GOAL OF THE EXERCISE: Write out the full listing exactly as given, minus the images.

INFORMATION SUPPLIED:
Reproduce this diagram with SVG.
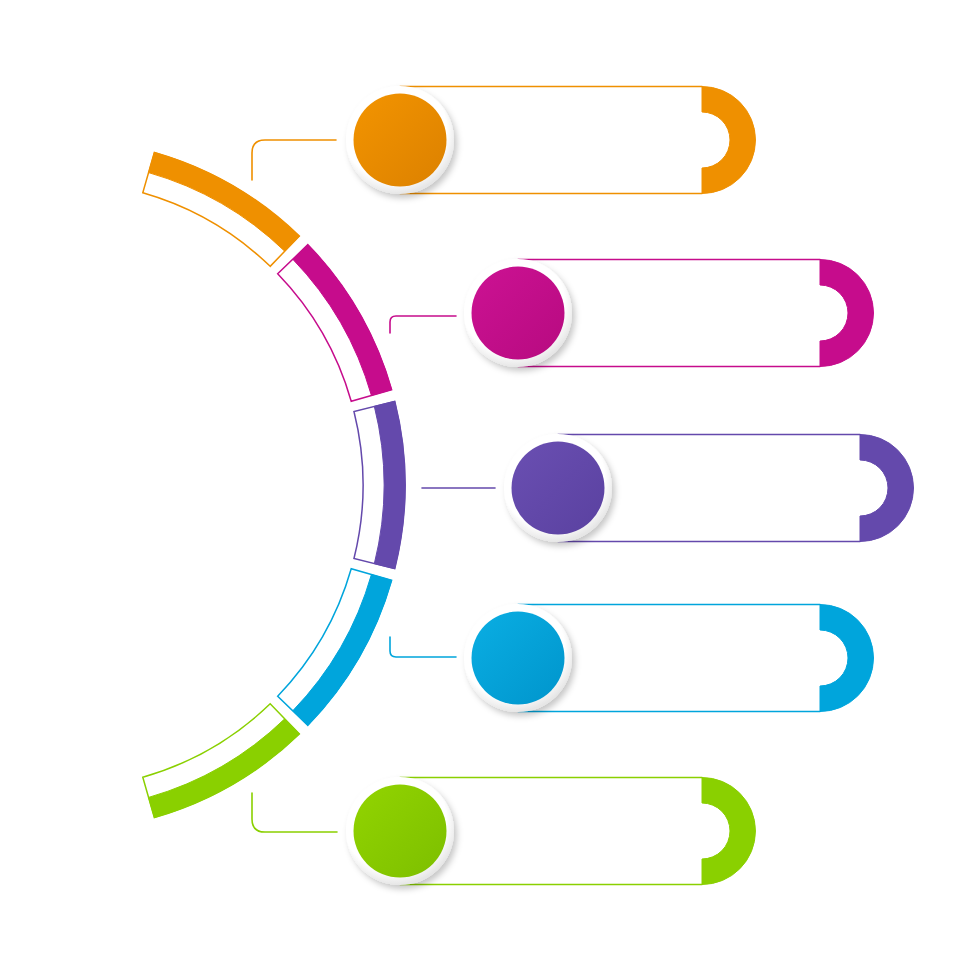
<svg xmlns="http://www.w3.org/2000/svg" width="980" height="980" viewBox="0 0 980 980">
<defs>
<filter id="sh" x="-30%" y="-30%" width="170%" height="170%">
<feDropShadow dx="3" dy="4" stdDeviation="3" flood-color="#000" flood-opacity="0.22"/>
</filter>
<radialGradient id="ring" cx="45%" cy="40%" r="60%">
<stop offset="80%" stop-color="#ffffff"/>
<stop offset="100%" stop-color="#e6e6e6"/>
</radialGradient>
<linearGradient id="gO" x1="0" y1="0" x2="1" y2="1"><stop offset="0" stop-color="#F39400"/><stop offset="1" stop-color="#DC8100"/></linearGradient>
<linearGradient id="gM" x1="0" y1="0" x2="1" y2="1"><stop offset="0" stop-color="#CC1293"/><stop offset="1" stop-color="#B70A80"/></linearGradient>
<linearGradient id="gP" x1="0" y1="0" x2="1" y2="1"><stop offset="0" stop-color="#6A4FB2"/><stop offset="1" stop-color="#5A41A0"/></linearGradient>
<linearGradient id="gC" x1="0" y1="0" x2="1" y2="1"><stop offset="0" stop-color="#0AAEE3"/><stop offset="1" stop-color="#0095CC"/></linearGradient>
<linearGradient id="gG" x1="0" y1="0" x2="1" y2="1"><stop offset="0" stop-color="#92D400"/><stop offset="1" stop-color="#7DBF00"/></linearGradient>
</defs>
<style>
.ln{fill:none;stroke-width:1.6;stroke-linecap:round}
.ol{fill:#fff;stroke-width:1.5}
.o{stroke:#EF9000;fill:#EF9000}
.m{stroke:#C60C8C;fill:#C60C8C}
.p{stroke:#6449AC;fill:#6449AC}
.c{stroke:#00A5DC;fill:#00A5DC}
.g{stroke:#8AD000;fill:#8AD000}
.ring{fill:url(#ring);filter:url(#sh)}
</style>
<rect width="980" height="980" fill="#fff"/>

<g id="arc">
<g id="seg-orange">
<path class="ol o" style="fill:#fff" d="M154.37 152.40 A346 346 0 0 1 299.35 236.11 L270.18 266.32 A304 304 0 0 0 142.79 192.78 Z"/>
<path class="o" stroke="none" d="M154.37 152.40 A346 346 0 0 1 299.35 236.11 L284.76 251.21 A325 325 0 0 0 148.58 172.59 Z"/>
</g>
<g id="seg-magenta">
<path class="ol m" style="fill:#fff" d="M307.89 244.65 A346 346 0 0 1 391.60 389.63 L351.22 401.21 A304 304 0 0 0 277.68 273.82 Z"/>
<path class="m" stroke="none" d="M307.89 244.65 A346 346 0 0 1 391.60 389.63 L371.41 395.42 A325 325 0 0 0 292.79 259.24 Z"/>
</g>
<g id="seg-purple">
<path class="ol p" style="fill:#fff" d="M394.72 401.30 A346 346 0 0 1 394.72 568.70 L353.97 558.54 A304 304 0 0 0 353.97 411.46 Z"/>
<path class="p" stroke="none" d="M394.72 401.30 A346 346 0 0 1 394.72 568.70 L374.35 563.62 A325 325 0 0 0 374.35 406.38 Z"/>
</g>
<g id="seg-cyan">
<path class="ol c" style="fill:#fff" d="M391.60 580.37 A346 346 0 0 1 307.89 725.35 L277.68 696.18 A304 304 0 0 0 351.22 568.79 Z"/>
<path class="c" stroke="none" d="M391.60 580.37 A346 346 0 0 1 307.89 725.35 L292.79 710.76 A325 325 0 0 0 371.41 574.58 Z"/>
</g>
<g id="seg-green">
<path class="ol g" style="fill:#fff" d="M299.35 733.89 A346 346 0 0 1 154.37 817.60 L142.79 777.22 A304 304 0 0 0 270.18 703.82 Z"/>
<path class="g" stroke="none" d="M299.35 733.89 A346 346 0 0 1 154.37 817.60 L148.58 797.41 A325 325 0 0 0 284.76 718.79 Z"/>
</g>
</g>

<g id="connectors">
<path class="ln o" style="fill:none" d="M252 180 L252 153 Q252 140 265 140 L336 140"/>
<path class="ln m" style="fill:none" d="M390 333 L390 322 Q390 316 396 316 L456 316"/>
<path class="ln p" style="fill:none" d="M422 488 L495 488"/>
<path class="ln c" style="fill:none" d="M390 637 L390 651 Q390 657 396 657 L456 657"/>
<path class="ln g" style="fill:none" d="M252 793 L252 819 Q252 832 265 832 L337 832"/>
</g>

<g id="node1">
<path class="ln o" style="fill:none" d="M400 86.5 L702 86.5 M400 193.5 L702 193.5"/>
<path class="o" stroke="none" d="M702 86.5 A53.5 53.5 0 0 1 702 193.5 L702 168 A28 28 0 0 0 702 112 Z"/>
<circle class="ring" cx="400" cy="140" r="54"/>
<circle cx="400" cy="140" r="46.5" fill="url(#gO)"/>
</g>
<g id="node2">
<path class="ln m" style="fill:none" d="M518 259.5 L820 259.5 M518 366.5 L820 366.5"/>
<path class="m" stroke="none" d="M820 259.5 A53.5 53.5 0 0 1 820 366.5 L820 341 A28 28 0 0 0 820 285 Z"/>
<circle class="ring" cx="518" cy="313" r="54"/>
<circle cx="518" cy="313" r="46.5" fill="url(#gM)"/>
</g>
<g id="node3">
<path class="ln p" style="fill:none" d="M558 434.5 L860 434.5 M558 541.5 L860 541.5"/>
<path class="p" stroke="none" d="M860 434.5 A53.5 53.5 0 0 1 860 541.5 L860 516 A28 28 0 0 0 860 460 Z"/>
<circle class="ring" cx="558" cy="488" r="54"/>
<circle cx="558" cy="488" r="46.5" fill="url(#gP)"/>
</g>
<g id="node4">
<path class="ln c" style="fill:none" d="M518 604.5 L820 604.5 M518 711.5 L820 711.5"/>
<path class="c" stroke="none" d="M820 604.5 A53.5 53.5 0 0 1 820 711.5 L820 686 A28 28 0 0 0 820 630 Z"/>
<circle class="ring" cx="518" cy="658" r="54"/>
<circle cx="518" cy="658" r="46.5" fill="url(#gC)"/>
</g>
<g id="node5">
<path class="ln g" style="fill:none" d="M400 777.5 L702 777.5 M400 884.5 L702 884.5"/>
<path class="g" stroke="none" d="M702 777.5 A53.5 53.5 0 0 1 702 884.5 L702 859 A28 28 0 0 0 702 803 Z"/>
<circle class="ring" cx="400" cy="831" r="54"/>
<circle cx="400" cy="831" r="46.5" fill="url(#gG)"/>
</g>
</svg>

COMPLETE ANSWER:
Reproduce this diagram with SVG.
<svg xmlns="http://www.w3.org/2000/svg" width="980" height="980" viewBox="0 0 980 980">
<defs>
<filter id="sh" x="-30%" y="-30%" width="170%" height="170%">
<feDropShadow dx="3" dy="4" stdDeviation="3" flood-color="#000" flood-opacity="0.22"/>
</filter>
<radialGradient id="ring" cx="45%" cy="40%" r="60%">
<stop offset="80%" stop-color="#ffffff"/>
<stop offset="100%" stop-color="#e6e6e6"/>
</radialGradient>
<linearGradient id="gO" x1="0" y1="0" x2="1" y2="1"><stop offset="0" stop-color="#F39400"/><stop offset="1" stop-color="#DC8100"/></linearGradient>
<linearGradient id="gM" x1="0" y1="0" x2="1" y2="1"><stop offset="0" stop-color="#CC1293"/><stop offset="1" stop-color="#B70A80"/></linearGradient>
<linearGradient id="gP" x1="0" y1="0" x2="1" y2="1"><stop offset="0" stop-color="#6A4FB2"/><stop offset="1" stop-color="#5A41A0"/></linearGradient>
<linearGradient id="gC" x1="0" y1="0" x2="1" y2="1"><stop offset="0" stop-color="#0AAEE3"/><stop offset="1" stop-color="#0095CC"/></linearGradient>
<linearGradient id="gG" x1="0" y1="0" x2="1" y2="1"><stop offset="0" stop-color="#92D400"/><stop offset="1" stop-color="#7DBF00"/></linearGradient>
</defs>
<style>
.ln{fill:none;stroke-width:1.6;stroke-linecap:round}
.ol{fill:#fff;stroke-width:1.5}
.o{stroke:#EF9000;fill:#EF9000}
.m{stroke:#C60C8C;fill:#C60C8C}
.p{stroke:#6449AC;fill:#6449AC}
.c{stroke:#00A5DC;fill:#00A5DC}
.g{stroke:#8AD000;fill:#8AD000}
.ring{fill:url(#ring);filter:url(#sh)}
</style>
<rect width="980" height="980" fill="#fff"/>

<g id="arc">
<g id="seg-orange">
<path class="ol o" style="fill:#fff" d="M154.37 152.40 A346 346 0 0 1 299.35 236.11 L270.18 266.32 A304 304 0 0 0 142.79 192.78 Z"/>
<path class="o" stroke="none" d="M154.37 152.40 A346 346 0 0 1 299.35 236.11 L284.76 251.21 A325 325 0 0 0 148.58 172.59 Z"/>
</g>
<g id="seg-magenta">
<path class="ol m" style="fill:#fff" d="M307.89 244.65 A346 346 0 0 1 391.60 389.63 L351.22 401.21 A304 304 0 0 0 277.68 273.82 Z"/>
<path class="m" stroke="none" d="M307.89 244.65 A346 346 0 0 1 391.60 389.63 L371.41 395.42 A325 325 0 0 0 292.79 259.24 Z"/>
</g>
<g id="seg-purple">
<path class="ol p" style="fill:#fff" d="M394.72 401.30 A346 346 0 0 1 394.72 568.70 L353.97 558.54 A304 304 0 0 0 353.97 411.46 Z"/>
<path class="p" stroke="none" d="M394.72 401.30 A346 346 0 0 1 394.72 568.70 L374.35 563.62 A325 325 0 0 0 374.35 406.38 Z"/>
</g>
<g id="seg-cyan">
<path class="ol c" style="fill:#fff" d="M391.60 580.37 A346 346 0 0 1 307.89 725.35 L277.68 696.18 A304 304 0 0 0 351.22 568.79 Z"/>
<path class="c" stroke="none" d="M391.60 580.37 A346 346 0 0 1 307.89 725.35 L292.79 710.76 A325 325 0 0 0 371.41 574.58 Z"/>
</g>
<g id="seg-green">
<path class="ol g" style="fill:#fff" d="M299.35 733.89 A346 346 0 0 1 154.37 817.60 L142.79 777.22 A304 304 0 0 0 270.18 703.82 Z"/>
<path class="g" stroke="none" d="M299.35 733.89 A346 346 0 0 1 154.37 817.60 L148.58 797.41 A325 325 0 0 0 284.76 718.79 Z"/>
</g>
</g>

<g id="connectors">
<path class="ln o" style="fill:none" d="M252 180 L252 153 Q252 140 265 140 L336 140"/>
<path class="ln m" style="fill:none" d="M390 333 L390 322 Q390 316 396 316 L456 316"/>
<path class="ln p" style="fill:none" d="M422 488 L495 488"/>
<path class="ln c" style="fill:none" d="M390 637 L390 651 Q390 657 396 657 L456 657"/>
<path class="ln g" style="fill:none" d="M252 793 L252 819 Q252 832 265 832 L337 832"/>
</g>

<g id="node1">
<path class="ln o" style="fill:none" d="M400 86.5 L702 86.5 M400 193.5 L702 193.5"/>
<path class="o" stroke="none" d="M702 86.5 A53.5 53.5 0 0 1 702 193.5 L702 168 A28 28 0 0 0 702 112 Z"/>
<circle class="ring" cx="400" cy="140" r="54"/>
<circle cx="400" cy="140" r="46.5" fill="url(#gO)"/>
</g>
<g id="node2">
<path class="ln m" style="fill:none" d="M518 259.5 L820 259.5 M518 366.5 L820 366.5"/>
<path class="m" stroke="none" d="M820 259.5 A53.5 53.5 0 0 1 820 366.5 L820 341 A28 28 0 0 0 820 285 Z"/>
<circle class="ring" cx="518" cy="313" r="54"/>
<circle cx="518" cy="313" r="46.5" fill="url(#gM)"/>
</g>
<g id="node3">
<path class="ln p" style="fill:none" d="M558 434.5 L860 434.5 M558 541.5 L860 541.5"/>
<path class="p" stroke="none" d="M860 434.5 A53.5 53.5 0 0 1 860 541.5 L860 516 A28 28 0 0 0 860 460 Z"/>
<circle class="ring" cx="558" cy="488" r="54"/>
<circle cx="558" cy="488" r="46.5" fill="url(#gP)"/>
</g>
<g id="node4">
<path class="ln c" style="fill:none" d="M518 604.5 L820 604.5 M518 711.5 L820 711.5"/>
<path class="c" stroke="none" d="M820 604.5 A53.5 53.5 0 0 1 820 711.5 L820 686 A28 28 0 0 0 820 630 Z"/>
<circle class="ring" cx="518" cy="658" r="54"/>
<circle cx="518" cy="658" r="46.5" fill="url(#gC)"/>
</g>
<g id="node5">
<path class="ln g" style="fill:none" d="M400 777.5 L702 777.5 M400 884.5 L702 884.5"/>
<path class="g" stroke="none" d="M702 777.5 A53.5 53.5 0 0 1 702 884.5 L702 859 A28 28 0 0 0 702 803 Z"/>
<circle class="ring" cx="400" cy="831" r="54"/>
<circle cx="400" cy="831" r="46.5" fill="url(#gG)"/>
</g>
</svg>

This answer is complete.